Biopirateria by

9 Mag
2008

Immaginiamo che gli abitanti del villaggio xxx coltivino da secoli la pianta yyy e la utilizzino sistematicamente per curare certi tipi di malattia. La multinazionale zzz lo viene a sapere, si incuriosisce e inizia a studiare quella pianta alla ricerca di principi attivi. Dopo un po’ di lavoro scopre che la molecola kkk è un potente anti-qualcosa utile per curare la malattia www.  A questo punto brevetta il processo di estrazione della molecola kkk e mette in commercio una medicina basata su di essa, facendoci un sacco di soldi.

Tutto normale? Oddio, fino ad un certo punto. Gli abitanti del villaggio xxx magari di biochimica non ci capiscono una virgola ma la paternità della conoscenza che la pianta yyy fa bene alla salute sarebbe loro. Invece, non solo questa paternità non viene riconosciuta economicamente, ma rischiano di non poterla più utilizzare perché violerebbero il brevetto (le probabilità che gli abitanti del villaggio xxx possano pagarsi degli avvocati in grado di contrastare una multinazionale la possiamo considerare nulla a tutti gli effetti pratici).

Questo si chiama biopirateria e non è una storiella inventata. Capita, è capitato e capiterà. Almeno finché le leggi sui brevetti e sulla proprietà intellettuale rimarranno assurde come sono ora.

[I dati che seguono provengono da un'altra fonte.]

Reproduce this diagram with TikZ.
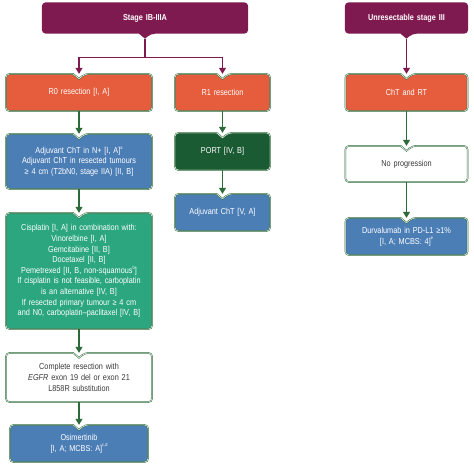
\documentclass[tikz,border=0pt]{standalone}
\usepackage{fontspec}
\setmainfont{Liberation Sans}[FakeStretch=0.85]
\usetikzlibrary{calc,arrows.meta,backgrounds}
\definecolor{maroon}{HTML}{7E1A50}
\definecolor{orangered}{HTML}{E65D3E}
\definecolor{bblue}{HTML}{4C7EB6}
\definecolor{dgreen}{HTML}{1B5B33}
\definecolor{teal}{HTML}{2BA67F}
\definecolor{bgreen}{HTML}{2C6A3A}
\definecolor{ltext}{HTML}{3A3A3A}
\newcommand\supx[1]{\raisebox{0.9ex}{\fontsize{4.6}{5}\selectfont #1}}
\newcommand\nbox[2]{%
\begin{pgfonlayer}{background}
\path[fill=#2,draw=bgreen,line width=1.5pt,postaction={draw=white,line width=0.5pt}]
 ($(#1.north)+(-6,0)$) [rounded corners=4pt] -- (#1.north west) -- (#1.south west) -- (#1.south east) -- (#1.north east) -- ($(#1.north)+(6,0)$) [sharp corners] -- ($(#1.north)+(0,5)$) -- cycle;
\end{pgfonlayer}}
\newcommand\headbox[1]{%
\begin{pgfonlayer}{background}
\path[fill=maroon]
 ($(#1.south)+(-6,0)$) [rounded corners=4pt] -- (#1.south west) -- (#1.north west) -- (#1.north east) -- (#1.south east) -- ($(#1.south)+(6,0)$) [sharp corners] -- ($(#1.south)+(0,5)$) -- cycle;
\end{pgfonlayer}}
\tikzset{
 txt/.style={inner xsep=3pt,inner ysep=0pt,align=center,font=\fontsize{8.6}{10.6}\selectfont,text=white},
 dtxt/.style={txt,text=ltext},
 head/.style={txt,font=\fontsize{8.6}{10}\selectfont\bfseries},
 garr/.style={draw=bgreen,line width=1.2pt,-{Triangle[width=7pt,length=6pt]}},
 marr/.style={draw=maroon,line width=1.2pt,-{Triangle[width=7pt,length=6pt]}}
}
\begin{document}
\begin{tikzpicture}[x=1pt,y=-1pt]
\useasboundingbox (0,0) rectangle (474,469);
% headers
\node[head,text width=200pt,minimum height=31pt] (s1) at (145,18) {Stage IB-IIIA};
\node[head,text width=117pt,minimum height=31pt] (s2) at (406.5,18) {Unresectable stage III};
% row 1
\node[txt,text width=140pt,minimum height=37pt] (r0) at (79,92.5) {R0 resection [I, A]};
\node[txt,text width=89pt,minimum height=37pt] (r1) at (222.5,92.5) {R1 resection};
\node[txt,text width=116pt,minimum height=37pt] (cr) at (406.5,92.5) {ChT and RT};
% left column
\node[txt,text width=140pt,minimum height=55pt] (adj) at (79,161.5) {Adjuvant ChT in N+ [I, A]\supx{a}\\Adjuvant ChT in resected tumours\\≥ 4 cm (T2bN0, stage IIA) [II, B]};
\node[txt,text width=140pt,minimum height=116pt] (cis) at (79,271) {Cisplatin [I, A] in combination with:\\Vinorelbine [I, A]\\Gemcitabine [II, B]\\Docetaxel [II, B]\\Pemetrexed [II, B, non-squamous\supx{b}]\\If cisplatin is not feasible, carboplatin\\is an alternative [IV, B]\\If resected primary tumour ≥ 4 cm\\and N0, carboplatin–paclitaxel [IV, B]};
\node[dtxt,text width=140pt,minimum height=49pt] (cres) at (79,377.5) {Complete resection with\\\textit{EGFR} exon 19 del or exon 21\\L858R substitution};
\node[txt,text width=132pt,minimum height=37pt] (osi) at (79,443.5) {Osimertinib\\{}[I, A; MCBS: A]\supx{c,d}};
% middle column
\node[txt,text width=89pt,minimum height=37pt] (port) at (222.5,151.5) {PORT [IV, B]};
\node[txt,text width=89pt,minimum height=37pt] (adj2) at (222.5,212.5) {Adjuvant ChT [V, A]};
% right column
\node[dtxt,text width=116pt,minimum height=36pt] (np) at (406.5,164) {No progression};
\node[txt,text width=116pt,minimum height=37pt] (dur) at (406.5,236.5) {Durvalumab in PD-L1 ≥1\%\\{}[I, A; MCBS: 4]\supx{e}};
% shapes
\headbox{s1}
\headbox{s2}
\nbox{r0}{orangered}
\nbox{r1}{orangered}
\nbox{cr}{orangered}
\nbox{adj}{bblue}
\nbox{cis}{teal}
\nbox{cres}{white}
\nbox{osi}{bblue}
\nbox{port}{dgreen}
\nbox{adj2}{bblue}
\nbox{np}{white}
\nbox{dur}{bblue}
% connectors
\draw[marr] ($(s1.south)+(0,5)$) -- ++(0,18.5) -| (r0.north);
\draw[marr] ($(s1.south)+(0,5)$) -- ++(0,18.5) -| (r1.north);
\draw[marr] ($(s2.south)+(0,5)$) -- (cr.north);
\draw[garr] (r0.south) -- (adj.north);
\draw[garr] (adj.south) -- (cis.north);
\draw[garr] (cis.south) -- (cres.north);
\draw[garr] (cres.south) -- (osi.north);
\draw[garr] (r1.south) -- (port.north);
\draw[garr] (port.south) -- (adj2.north);
\draw[garr] (cr.south) -- (np.north);
\draw[garr] (np.south) -- (dur.north);
\end{tikzpicture}
\end{document}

Tuttavia qualcosa si muove. Nella liberalissima America? No. Nella vecchia e saggia Europa? Nemmeno. Chi si muove sono i cinesi dello Guizhou, i quali, da un po’ di tempo, hanno deciso di utilizzare l’arma del brevetto e della proprietà intellettuale a favore degli abitanti delle loro arretrate campagne. In pratica stanno mettendo insieme una serie di leggi che renderebbe automaticamente delle popolazioni la proprietà intellettuale di tutte le loro conoscenze tradizionali, inclusa quella sulle piante da loro utilizzate e coltivate.

Ovviamente il discorso è più complicato di così (e, guarda caso, i politicanti cinesi lo sanno benissimo). Infatti è difficile raggiungere un buon equilibrio fra il non proteggere abbastanza ed il proteggere troppo. Tuttavia l’idea mi pare decisamente un passo nella giusta direzione.